Propellerhead's Dr. Octo Rex rack unit can arrange, manipulate and play back multiple REX loop files.
Ring modulation
A processing technique in which two waveforms are multiplied together, outputting the sum and difference of the signals' frequencies. All you really need to know is that ring modulation produces brash, metallic sounds, and that you'll find it in quite a few synth and effects plugins.
RMS
Root Mean Square. A calculation used in metering to define the average level of a signal over a short period of time (a few hundred milliseconds by default in most systems), as opposed to peak, which defines the highest level of a signal over time.

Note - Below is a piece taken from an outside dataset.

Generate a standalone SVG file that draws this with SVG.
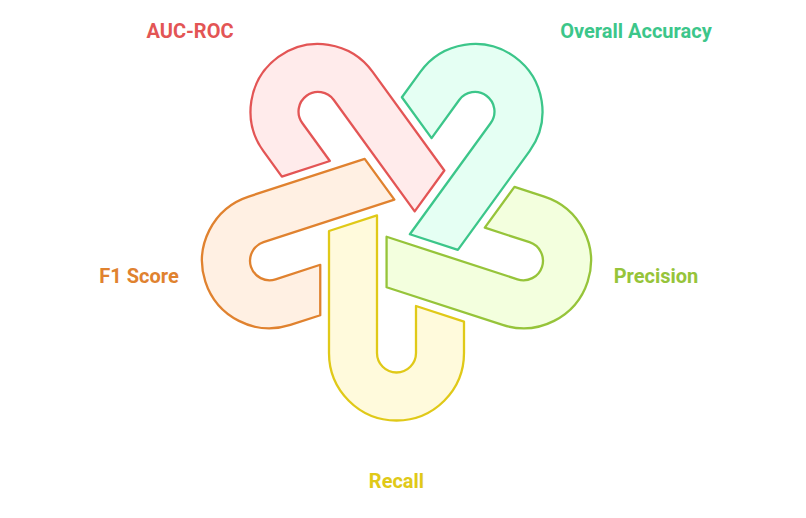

The RMS level gives a good indication of the average loudness and dynamic range of a signal, although it's not as accurate as peak metering for the detection of 'overs' and clipping.
Roll-off
The roll-off of a filter is the 'steepness' of its attenuation slope beyond the cutoff frequency, expressed in decibels per octave. A 24dB/octave low-pass filter, for example, reduces the amplitude of frequencies within a signal at a linear rate of 24dB for every octave they rise above the cutoff - a steep roll-off, resulting in much 'sharper' filtering than a 6dB, 12dB or 18dB/octave model.
Root note
'Root note' has two definitions in music production. The first is the note within a chord that gives it its name - the note G in a G major chord, for example. The second is in sampling: when a single sample is mapped across multiple notes in a sampler (the note G mapped to F, F#, G, G# and A, say), the note on which it plays back in its natural, un-timestretched form (that central G) is the root note.
Rotary encoder
A knob on a hardware controller that rotates endlessly with no start and end point and is mapped via the software to which it's connected. The rotary encoders on Ableton's Push controller/instrument, for example, switch between adjusting volume, pan, plugin parameters, effects sends, etc, as determined by the currently selected 'layer' within the software.
Get tactile with your controller's rotary encoders.
Royalty-free
A royalty-free work is any piece of audio, video or media of any other kind that can be used by anyone within a project of their own as they see fit, without any payment of any kind to the originator or their agents. The only thing you can't do with royalty-free material is resell it. The samples you can download from our own SampleRadar are royalty-free, so you can commercially release tunes made using them.